• [WHAT IS EXPECTED]: Strip the pictures and reproduce the rest of the listing exactly.

• [LISTED RECORDS]:
---+---

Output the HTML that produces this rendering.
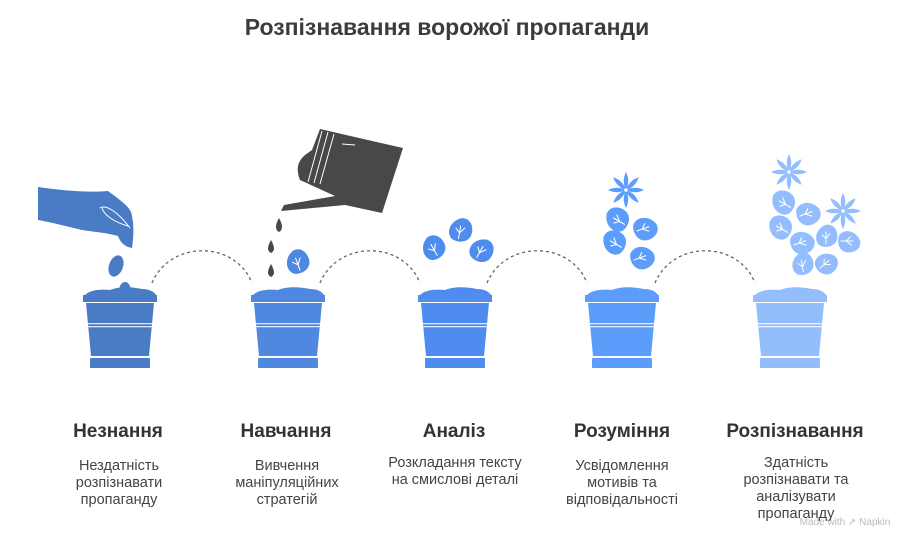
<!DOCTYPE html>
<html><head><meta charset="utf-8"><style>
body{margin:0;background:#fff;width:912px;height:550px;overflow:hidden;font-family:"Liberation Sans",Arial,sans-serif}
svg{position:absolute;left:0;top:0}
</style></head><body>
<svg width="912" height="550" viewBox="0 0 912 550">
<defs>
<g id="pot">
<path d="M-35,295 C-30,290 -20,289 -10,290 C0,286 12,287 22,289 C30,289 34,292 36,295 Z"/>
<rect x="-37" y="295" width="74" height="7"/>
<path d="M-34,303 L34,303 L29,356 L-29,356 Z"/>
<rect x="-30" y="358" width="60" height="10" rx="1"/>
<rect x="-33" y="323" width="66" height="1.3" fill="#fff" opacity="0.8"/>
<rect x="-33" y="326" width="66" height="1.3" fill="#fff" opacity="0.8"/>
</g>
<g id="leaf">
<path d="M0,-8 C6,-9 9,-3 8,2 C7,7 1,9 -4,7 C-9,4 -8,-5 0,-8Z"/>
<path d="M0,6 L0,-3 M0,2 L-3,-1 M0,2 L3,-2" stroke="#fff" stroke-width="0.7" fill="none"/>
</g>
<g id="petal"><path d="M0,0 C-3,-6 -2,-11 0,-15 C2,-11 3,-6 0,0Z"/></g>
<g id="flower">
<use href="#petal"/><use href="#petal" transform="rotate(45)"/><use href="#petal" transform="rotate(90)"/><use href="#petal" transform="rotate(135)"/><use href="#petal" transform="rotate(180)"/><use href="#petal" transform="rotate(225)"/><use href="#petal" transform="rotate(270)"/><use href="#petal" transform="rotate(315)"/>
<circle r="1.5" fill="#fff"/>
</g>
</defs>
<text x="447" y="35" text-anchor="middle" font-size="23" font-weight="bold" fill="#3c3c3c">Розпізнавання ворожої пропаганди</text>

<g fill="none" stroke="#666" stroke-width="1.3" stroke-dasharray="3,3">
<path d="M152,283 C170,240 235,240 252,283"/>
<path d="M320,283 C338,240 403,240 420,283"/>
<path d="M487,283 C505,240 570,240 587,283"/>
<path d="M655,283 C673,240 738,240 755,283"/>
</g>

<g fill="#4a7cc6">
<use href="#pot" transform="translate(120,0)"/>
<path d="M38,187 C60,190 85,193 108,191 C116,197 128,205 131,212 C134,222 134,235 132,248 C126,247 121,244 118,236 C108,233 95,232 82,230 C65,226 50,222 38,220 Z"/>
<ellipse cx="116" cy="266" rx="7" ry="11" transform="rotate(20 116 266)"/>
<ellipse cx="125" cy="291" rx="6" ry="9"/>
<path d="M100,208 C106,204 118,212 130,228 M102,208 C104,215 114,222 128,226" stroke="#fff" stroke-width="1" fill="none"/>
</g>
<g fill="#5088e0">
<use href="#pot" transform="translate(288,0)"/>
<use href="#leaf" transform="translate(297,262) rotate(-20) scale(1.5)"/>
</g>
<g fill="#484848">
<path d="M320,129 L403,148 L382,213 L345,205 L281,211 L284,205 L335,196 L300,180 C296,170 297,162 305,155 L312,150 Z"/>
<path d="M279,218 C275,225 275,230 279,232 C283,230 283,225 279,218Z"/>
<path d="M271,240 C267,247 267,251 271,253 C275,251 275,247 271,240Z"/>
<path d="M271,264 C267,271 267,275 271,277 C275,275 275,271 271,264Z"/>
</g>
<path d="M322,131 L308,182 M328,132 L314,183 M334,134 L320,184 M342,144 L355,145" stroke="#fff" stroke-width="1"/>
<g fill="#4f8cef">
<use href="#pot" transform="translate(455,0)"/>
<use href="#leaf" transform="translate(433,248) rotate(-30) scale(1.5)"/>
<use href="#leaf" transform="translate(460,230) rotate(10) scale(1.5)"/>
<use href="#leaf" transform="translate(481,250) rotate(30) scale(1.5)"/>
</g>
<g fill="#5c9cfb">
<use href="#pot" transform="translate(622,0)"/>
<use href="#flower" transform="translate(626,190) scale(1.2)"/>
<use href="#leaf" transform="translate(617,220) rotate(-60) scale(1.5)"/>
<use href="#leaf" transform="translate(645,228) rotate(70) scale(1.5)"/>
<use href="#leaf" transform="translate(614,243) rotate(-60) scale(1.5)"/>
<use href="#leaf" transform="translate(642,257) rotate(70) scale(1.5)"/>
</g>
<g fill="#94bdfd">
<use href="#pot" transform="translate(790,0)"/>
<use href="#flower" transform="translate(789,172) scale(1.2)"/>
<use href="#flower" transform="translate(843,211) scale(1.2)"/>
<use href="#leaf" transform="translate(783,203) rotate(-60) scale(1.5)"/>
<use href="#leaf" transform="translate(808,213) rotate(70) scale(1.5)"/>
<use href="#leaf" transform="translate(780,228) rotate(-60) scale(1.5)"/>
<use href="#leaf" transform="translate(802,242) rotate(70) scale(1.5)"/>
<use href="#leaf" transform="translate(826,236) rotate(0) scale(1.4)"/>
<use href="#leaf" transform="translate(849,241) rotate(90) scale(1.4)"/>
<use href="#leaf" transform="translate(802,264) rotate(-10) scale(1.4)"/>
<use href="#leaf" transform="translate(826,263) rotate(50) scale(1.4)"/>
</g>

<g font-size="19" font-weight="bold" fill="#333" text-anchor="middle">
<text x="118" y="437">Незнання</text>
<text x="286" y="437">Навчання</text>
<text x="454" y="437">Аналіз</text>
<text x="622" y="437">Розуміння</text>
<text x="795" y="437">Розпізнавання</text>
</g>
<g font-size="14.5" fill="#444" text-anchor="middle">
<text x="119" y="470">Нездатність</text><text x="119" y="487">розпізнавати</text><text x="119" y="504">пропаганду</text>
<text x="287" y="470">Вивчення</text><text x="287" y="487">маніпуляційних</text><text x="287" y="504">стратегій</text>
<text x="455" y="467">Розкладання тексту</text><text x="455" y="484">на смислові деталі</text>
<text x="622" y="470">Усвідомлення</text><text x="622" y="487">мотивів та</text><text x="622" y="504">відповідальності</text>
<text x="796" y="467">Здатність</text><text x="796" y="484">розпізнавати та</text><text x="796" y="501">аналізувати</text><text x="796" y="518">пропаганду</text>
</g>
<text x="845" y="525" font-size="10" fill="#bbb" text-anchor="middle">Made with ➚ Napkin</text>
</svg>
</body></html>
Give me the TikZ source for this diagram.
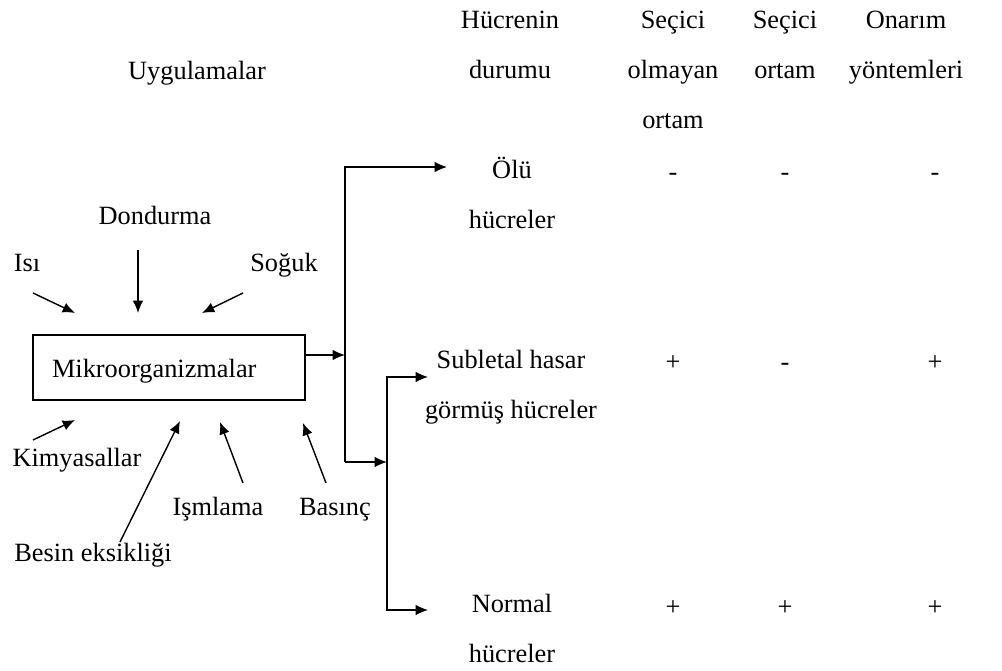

---+---

• [SOLUTION BELOW]:
Output the HTML that produces this rendering.
<!DOCTYPE html>
<html><head><meta charset="utf-8"><style>
body{margin:0;background:#fff;width:912px;height:550px;overflow:hidden;font-family:"Liberation Sans",Arial,sans-serif}
svg{position:absolute;left:0;top:0}
</style></head><body>
<svg width="912" height="550" viewBox="0 0 912 550">
<defs>
<g id="pot">
<path d="M-35,295 C-30,290 -20,289 -10,290 C0,286 12,287 22,289 C30,289 34,292 36,295 Z"/>
<rect x="-37" y="295" width="74" height="7"/>
<path d="M-34,303 L34,303 L29,356 L-29,356 Z"/>
<rect x="-30" y="358" width="60" height="10" rx="1"/>
<rect x="-33" y="323" width="66" height="1.3" fill="#fff" opacity="0.8"/>
<rect x="-33" y="326" width="66" height="1.3" fill="#fff" opacity="0.8"/>
</g>
<g id="leaf">
<path d="M0,-8 C6,-9 9,-3 8,2 C7,7 1,9 -4,7 C-9,4 -8,-5 0,-8Z"/>
<path d="M0,6 L0,-3 M0,2 L-3,-1 M0,2 L3,-2" stroke="#fff" stroke-width="0.7" fill="none"/>
</g>
<g id="petal"><path d="M0,0 C-3,-6 -2,-11 0,-15 C2,-11 3,-6 0,0Z"/></g>
<g id="flower">
<use href="#petal"/><use href="#petal" transform="rotate(45)"/><use href="#petal" transform="rotate(90)"/><use href="#petal" transform="rotate(135)"/><use href="#petal" transform="rotate(180)"/><use href="#petal" transform="rotate(225)"/><use href="#petal" transform="rotate(270)"/><use href="#petal" transform="rotate(315)"/>
<circle r="1.5" fill="#fff"/>
</g>
</defs>
<text x="447" y="35" text-anchor="middle" font-size="23" font-weight="bold" fill="#3c3c3c">Розпізнавання ворожої пропаганди</text>

<g fill="none" stroke="#666" stroke-width="1.3" stroke-dasharray="3,3">
<path d="M152,283 C170,240 235,240 252,283"/>
<path d="M320,283 C338,240 403,240 420,283"/>
<path d="M487,283 C505,240 570,240 587,283"/>
<path d="M655,283 C673,240 738,240 755,283"/>
</g>

<g fill="#4a7cc6">
<use href="#pot" transform="translate(120,0)"/>
<path d="M38,187 C60,190 85,193 108,191 C116,197 128,205 131,212 C134,222 134,235 132,248 C126,247 121,244 118,236 C108,233 95,232 82,230 C65,226 50,222 38,220 Z"/>
<ellipse cx="116" cy="266" rx="7" ry="11" transform="rotate(20 116 266)"/>
<ellipse cx="125" cy="291" rx="6" ry="9"/>
<path d="M100,208 C106,204 118,212 130,228 M102,208 C104,215 114,222 128,226" stroke="#fff" stroke-width="1" fill="none"/>
</g>
<g fill="#5088e0">
<use href="#pot" transform="translate(288,0)"/>
<use href="#leaf" transform="translate(297,262) rotate(-20) scale(1.5)"/>
</g>
<g fill="#484848">
<path d="M320,129 L403,148 L382,213 L345,205 L281,211 L284,205 L335,196 L300,180 C296,170 297,162 305,155 L312,150 Z"/>
<path d="M279,218 C275,225 275,230 279,232 C283,230 283,225 279,218Z"/>
<path d="M271,240 C267,247 267,251 271,253 C275,251 275,247 271,240Z"/>
<path d="M271,264 C267,271 267,275 271,277 C275,275 275,271 271,264Z"/>
</g>
<path d="M322,131 L308,182 M328,132 L314,183 M334,134 L320,184 M342,144 L355,145" stroke="#fff" stroke-width="1"/>
<g fill="#4f8cef">
<use href="#pot" transform="translate(455,0)"/>
<use href="#leaf" transform="translate(433,248) rotate(-30) scale(1.5)"/>
<use href="#leaf" transform="translate(460,230) rotate(10) scale(1.5)"/>
<use href="#leaf" transform="translate(481,250) rotate(30) scale(1.5)"/>
</g>
<g fill="#5c9cfb">
<use href="#pot" transform="translate(622,0)"/>
<use href="#flower" transform="translate(626,190) scale(1.2)"/>
<use href="#leaf" transform="translate(617,220) rotate(-60) scale(1.5)"/>
<use href="#leaf" transform="translate(645,228) rotate(70) scale(1.5)"/>
<use href="#leaf" transform="translate(614,243) rotate(-60) scale(1.5)"/>
<use href="#leaf" transform="translate(642,257) rotate(70) scale(1.5)"/>
</g>
<g fill="#94bdfd">
<use href="#pot" transform="translate(790,0)"/>
<use href="#flower" transform="translate(789,172) scale(1.2)"/>
<use href="#flower" transform="translate(843,211) scale(1.2)"/>
<use href="#leaf" transform="translate(783,203) rotate(-60) scale(1.5)"/>
<use href="#leaf" transform="translate(808,213) rotate(70) scale(1.5)"/>
<use href="#leaf" transform="translate(780,228) rotate(-60) scale(1.5)"/>
<use href="#leaf" transform="translate(802,242) rotate(70) scale(1.5)"/>
<use href="#leaf" transform="translate(826,236) rotate(0) scale(1.4)"/>
<use href="#leaf" transform="translate(849,241) rotate(90) scale(1.4)"/>
<use href="#leaf" transform="translate(802,264) rotate(-10) scale(1.4)"/>
<use href="#leaf" transform="translate(826,263) rotate(50) scale(1.4)"/>
</g>

<g font-size="19" font-weight="bold" fill="#333" text-anchor="middle">
<text x="118" y="437">Незнання</text>
<text x="286" y="437">Навчання</text>
<text x="454" y="437">Аналіз</text>
<text x="622" y="437">Розуміння</text>
<text x="795" y="437">Розпізнавання</text>
</g>
<g font-size="14.5" fill="#444" text-anchor="middle">
<text x="119" y="470">Нездатність</text><text x="119" y="487">розпізнавати</text><text x="119" y="504">пропаганду</text>
<text x="287" y="470">Вивчення</text><text x="287" y="487">маніпуляційних</text><text x="287" y="504">стратегій</text>
<text x="455" y="467">Розкладання тексту</text><text x="455" y="484">на смислові деталі</text>
<text x="622" y="470">Усвідомлення</text><text x="622" y="487">мотивів та</text><text x="622" y="504">відповідальності</text>
<text x="796" y="467">Здатність</text><text x="796" y="484">розпізнавати та</text><text x="796" y="501">аналізувати</text><text x="796" y="518">пропаганду</text>
</g>
<text x="845" y="525" font-size="10" fill="#bbb" text-anchor="middle">Made with ➚ Napkin</text>
</svg>
</body></html>
Give me the TikZ source for this diagram.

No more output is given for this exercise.